The current construction industry is faced with ever rising demands for safer and more cost-effective infrastructure. The way to address these requirements is to look towards multidisciplinary approaches in the developments of new sustainable building materials but also in the developments of new repair technologies. Such an approach would require experts in diverse fields such as materials engineering, chemistry and building physics.
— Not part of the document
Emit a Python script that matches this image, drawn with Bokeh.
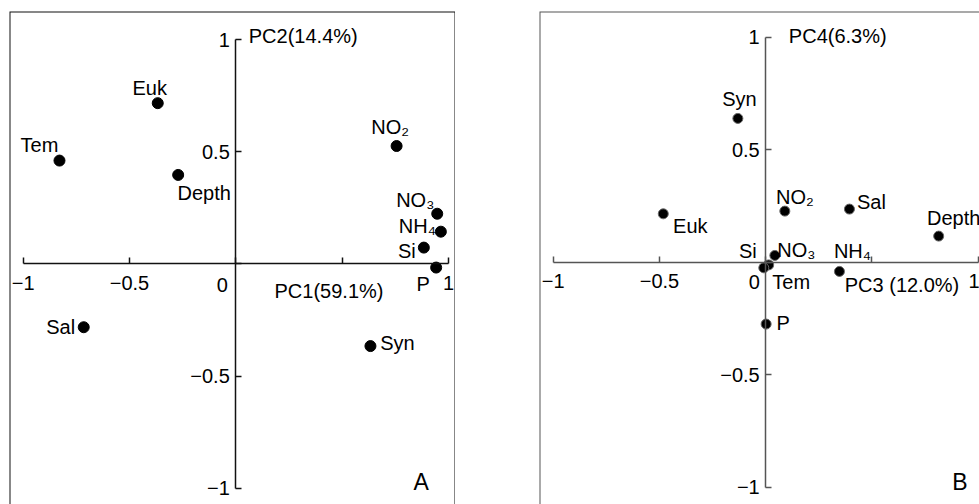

One of the most common problems in the use of cementitious materials is shrinkage due to the hydration reaction. This process often leads to cracks in the cement matrix in the early days after casting. This phenomenon is more marked in cementitious materials which contain fine aggregate or that are subject to a rapid evaporation of the water contained in the mix. Typical examples are mortars, which used in thin layers, must contain very small aggregates. They are also subject to a rapid evaporation of water due to large surfaces exposed to the atmosphere. The problem is even more severe in the seismic regions when repetitive load applications widen the cracks. Two valid technologies used to cope with this phenomenon are to introduce fibres or superabsorbent polymers (SAP) in the mixture. Both techniques have the same purpose but the principles of actions are different. The fibres give to the material an additional tensile strength to withstand the stresses induced by shrinkage. On the other hand the polymers absorb water during the mixing and release it during hydration favouring internal curing. They alter the reaction time and provide water allowing an increase of volume of hydration products.
The main aim this study is to evaluate combined effect of polymeric fibres and Superabsorbent polymers on the performance of repair mortars and in consequence and develop a new generation of cementitious composites with self-healing properties.